THE REQUEST
Retype, exactly as they stand, the lines from the start of the data to the line that contains "fig = go.Figure()", both ends included. Leave the pictures out.

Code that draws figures
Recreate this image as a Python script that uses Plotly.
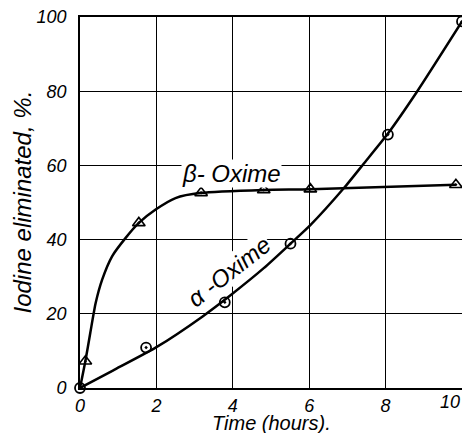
import plotly.graph_objects as go

# Data
alpha_t = [0, 1.73, 3.79, 5.51, 8.06, 10.0]
alpha_y = [0, 10.9, 23.1, 38.9, 68.3, 98.8]

beta_t = [0.14, 1.54, 3.17, 4.81, 6.03, 9.84]
beta_y = [7.2, 44.5, 52.6, 53.4, 53.6, 54.8]

# Drawn smooth curves
alpha_curve_t = [0, 0.86, 2.0, 3.21, 3.94, 4.81, 5.51, 6.03, 6.91, 7.43, 8.04, 8.83, 10.0]
alpha_curve_y = [0, 4.7, 11.0, 19.3, 25.0, 32.3, 38.9, 43.9, 53.9, 60.5, 68.3, 80.0, 98.8]
beta_curve_t = [0, 0.14, 0.27, 0.41, 0.58, 0.84, 1.19, 1.54, 1.98, 2.5, 3.17, 4.81, 6.03, 9.84]
beta_curve_y = [0, 7.2, 14.9, 22.9, 29.2, 35.5, 40.4, 44.5, 48.1, 51.2, 52.6, 53.4, 53.6, 54.8]

x_ticks = [0, 2, 4, 6, 8, 10]
y_ticks = [0, 20, 40, 60, 80, 100]

FONT = "Liberation Sans"
tick_font = dict(family=FONT, size=18, color="black", style="italic")

fig = go.Figure()

fig.add_trace(go.Scatter(x=alpha_curve_t, y=alpha_curve_y, mode="lines",
                         line=dict(color="black", width=2.5, shape="spline", smoothing=0.6),
                         hoverinfo="skip", showlegend=False, cliponaxis=False))
fig.add_trace(go.Scatter(x=beta_curve_t, y=beta_curve_y, mode="lines",
                         line=dict(color="black", width=2.5, shape="spline", smoothing=0.6),
                         hoverinfo="skip", showlegend=False, cliponaxis=False))

fig.add_trace(go.Scatter(x=alpha_t, y=alpha_y, mode="markers", name="α-Oxime",
                         marker=dict(symbol="circle-open-dot", size=10, color="black",
                                     line=dict(width=1.8, color="black")),
                         showlegend=False, cliponaxis=False))
fig.add_trace(go.Scatter(x=beta_t, y=beta_y, mode="markers", name="β-Oxime",
                         marker=dict(symbol="triangle-up-open-dot", size=11, color="black",
                                     line=dict(width=1.6, color="black")),
                         showlegend=False, cliponaxis=False))

fig.add_annotation(x=3.97, y=57.8, xref="x", yref="y", text="β- Oxime",
                   showarrow=False, bgcolor="white", borderpad=0,
                   font=dict(family=FONT, size=24, color="black", style="italic"))
fig.add_annotation(x=3.9, y=31.5, xref="x", yref="y", text="α -Oxime",
                   showarrow=False, textangle=-38, bgcolor="white", borderpad=0,
                   font=dict(family=FONT, size=24, color="black", style="italic"))

fig.add_annotation(x=0.5, y=0, xref="paper", yref="paper", yshift=-35,
                   text="Time (hours).", showarrow=False, yanchor="middle",
                   font=dict(family=FONT, size=20, color="black", style="italic"))
fig.add_annotation(x=0, y=0.5, xref="paper", yref="paper", xshift=-58,
                   text="Iodine eliminated, %.", showarrow=False, textangle=-90,
                   xanchor="center",
                   font=dict(family=FONT, size=24, color="black", style="italic"))

axis_common = dict(showline=True, mirror=True, linecolor="black", linewidth=1.6,
                   showgrid=True, gridcolor="black", gridwidth=1.1, zeroline=False,
                   ticks="", ticklabeloverflow="allow", automargin=False,
                   tickfont=tick_font)

# the last x label sits at the page edge: draw it right-aligned so it stays visible
x_ticktext = [str(v) for v in x_ticks[:-1]] + [""]
fig.add_annotation(x=x_ticks[-1], y=0, xref="x", yref="paper", text=str(x_ticks[-1]),
                   showarrow=False, xanchor="right", yanchor="top", xshift=0, yshift=-2,
                   font=tick_font)

fig.update_xaxes(range=[0, 10], tickvals=x_ticks, ticktext=x_ticktext,
                 ticklabelstandoff=1, **axis_common)
fig.update_yaxes(range=[0, 100], tickvals=y_ticks, ticktext=[str(v) for v in y_ticks],
                 ticklabelstandoff=8, **axis_common)

# page body has an 8px margin: shrink the figure so the plot lands where the reference has it
fig.update_layout(width=462, height=425, margin=dict(l=72, r=8, t=9, b=45, autoexpand=False),
                  paper_bgcolor="white", plot_bgcolor="white", showlegend=False)

fig.write_html("out.html")
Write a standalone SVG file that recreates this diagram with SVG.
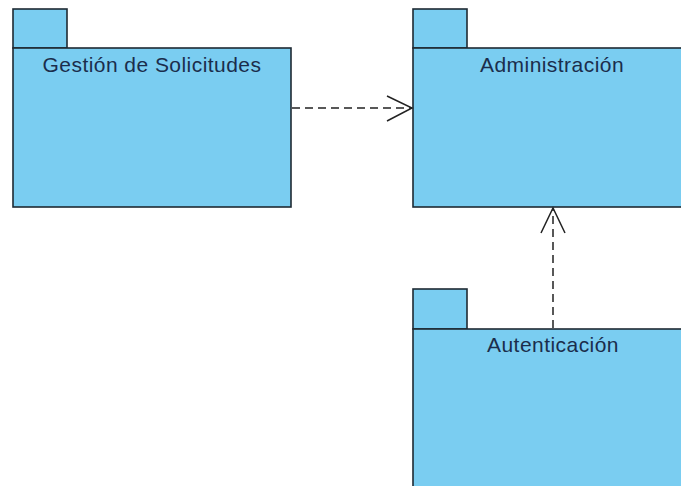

SOLUTION FOR THIS PROBLEM
Recreate this image as a Python script that uses Plotly.
import plotly.graph_objects as go

# Data
alpha_t = [0, 1.73, 3.79, 5.51, 8.06, 10.0]
alpha_y = [0, 10.9, 23.1, 38.9, 68.3, 98.8]

beta_t = [0.14, 1.54, 3.17, 4.81, 6.03, 9.84]
beta_y = [7.2, 44.5, 52.6, 53.4, 53.6, 54.8]

# Drawn smooth curves
alpha_curve_t = [0, 0.86, 2.0, 3.21, 3.94, 4.81, 5.51, 6.03, 6.91, 7.43, 8.04, 8.83, 10.0]
alpha_curve_y = [0, 4.7, 11.0, 19.3, 25.0, 32.3, 38.9, 43.9, 53.9, 60.5, 68.3, 80.0, 98.8]
beta_curve_t = [0, 0.14, 0.27, 0.41, 0.58, 0.84, 1.19, 1.54, 1.98, 2.5, 3.17, 4.81, 6.03, 9.84]
beta_curve_y = [0, 7.2, 14.9, 22.9, 29.2, 35.5, 40.4, 44.5, 48.1, 51.2, 52.6, 53.4, 53.6, 54.8]

x_ticks = [0, 2, 4, 6, 8, 10]
y_ticks = [0, 20, 40, 60, 80, 100]

FONT = "Liberation Sans"
tick_font = dict(family=FONT, size=18, color="black", style="italic")

fig = go.Figure()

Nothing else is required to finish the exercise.